Formerly in their hunger the small folk yielded themselves to the great as serfs; but here how great the difference! He offers himself as a vassal, one who would be called brave and valiant.[15] He gives himself up, and keeps himself, and reserves to himself the right of going elsewhere. “I will go further: the earth is large: I, too, like the rest, can rear my tower yonder. If I have defended the outworks, I can surely look after myself within.”

Thus nobly, thus grandly arose the feudal world. The master of the tower received his vassals with some such words as these: “Thou shalt go when thou willest, and if need be with my help; at least, if thou shouldst sink in the mire, I myself will dismount to succour thee.” These are the very words of the old formula.[16]

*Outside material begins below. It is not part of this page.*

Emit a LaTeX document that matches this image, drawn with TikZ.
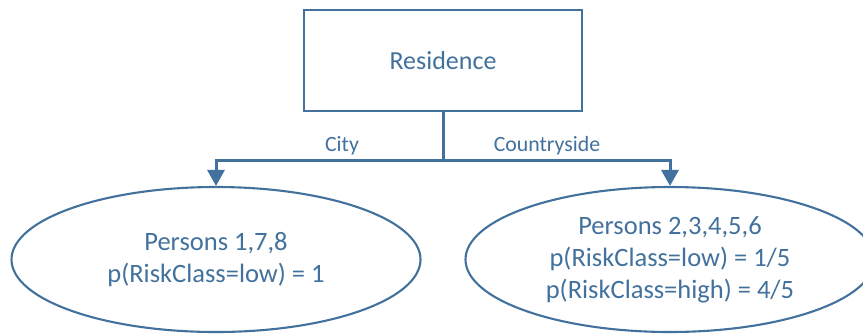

But, one day, what do I see? Can my sight be grown dim? The lord of the valley, as he rides about, sets up bounds that none may overleap; ay, and limits that you cannot see. “What is that? I don’t understand.” That means that the manor is shut in. “The lord keeps it all fast under gate and hinge, between heaven and earth.”

Most horrible! By virtue of what law is this vassus (or valiant one) held to his power? People will thereon have it, that vassus may also mean slave. In like manner the word servus, meaning a servant, often indeed a proud one, even a Count or Prince of the Empire, comes in the case of the weak to signify a serf, a wretch whose life is hardly worth a halfpenny.

In this damnable net are they caught. But down yonder, on his ground, is a man who avers that his land is free, a freehold, a fief of the sun. Seated on his boundary-stone, with hat pressed firmly down, he looks at Count or Emperor passing near. “Pass on, Emperor; go thy ways! If thou art firm on thy horse, yet more am I on my pillar. Thou mayest pass, but so will not I: for I am Freedom.”

But I lack courage to say what becomes of this man. The air grows thick around him: he breathes less and less freely. He seems to be under a spell: he cannot move: he is as one paralysed. His very beasts grow thin, as if a charm had been thrown over them. His servants die of hunger. His land bears nothing now; spirits sweep it clean by night.

Still he holds on: “The poor man is a king in his own house.” But he is not to be let alone. He gets summoned, must answer for himself in the Imperial Court. So he goes, like an old-world spectre, whom no one knows any more. “What is he?” ask the young. “Ah, he is neither a lord, nor a serf! Yet even then is he nothing?”

“Who am I? I am he who built the first tower, he who succoured you, he who, leaving the tower, went boldly forth to meet the Norse heathens at the bridge. Yet more, I dammed the river, I tilled the meadow, creating the land itself by drawing it God-like out of the waters. From this land who shall drive me?”